The daughter of one of the NASA engineers who returned the Apollo 13 crew from the moon, Carol Ann Davis grew up on the east coast of Florida the youngest of seven children, then studied poetry at Vassar College and the University of Massachusetts, Amherst. Carol Ann is a poet, essayist, and author of the poetry collections Psalm (2007) and Atlas Hour (2011), both from Tupelo Press. The Nail in the Tree (Tupelo, 2020), Carol Ann’s new collection of essays, narrates her experience of raising two sons in Sandy Hook, CT, on the day of and during the aftermath of the shooting there, utilizing her experience of poetry and visual art to contextualize her own parenting within a broader history of violence. A former longtime editor of the literary journal Crazyhorse, she is Professor of English at Fairfield University, where she is Director of the Low-Residence MFA and founding director of Poetry in Communities, an initiative that brings writing workshops to communities hit by sudden or systemic violence. An NEA Fellow in Poetry, Carol Ann has read her work at the Library of Congress, Poets House, on the website of the PBS NewsHour, and at the Los Angeles Times Book Festival. Her work regularly appears in literary magazines and periodicals, including The Atlantic, The Daily Beast, The Georgia Review, Image, The Gettysburg Review, The American Poetry Review, and Agni. She lives in Newtown, CT, with her husband and two sons.

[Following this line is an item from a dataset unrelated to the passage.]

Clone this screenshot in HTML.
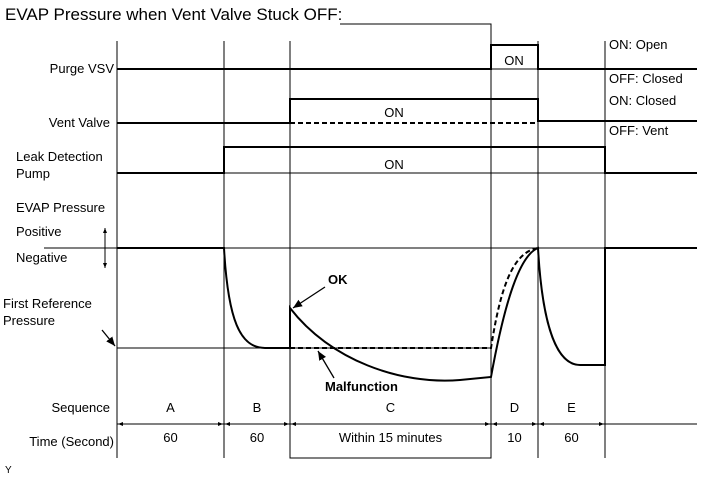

May 10th, 2020 | 39 mins 53 secs
My guest is Carol Ann Davis. Her new book "The Nail in the Tree" narrates her experience of raising two sons in Sandy Hook, Connecticut, on the day of and during the aftermath of the shooting there. Part memoir, part art-historical treatise, these meditations lead her to explore crucial subjects, including whether childhood can itself be both violent and generative, the possibility of the integration of trauma into daily life and artistic practice, and the role of the artist. Davis is the author of two previous poetry collections, Psalm (2007) and Atlas Hour (2011), both from Tupelo Press, and a professor of English at Fairfield University.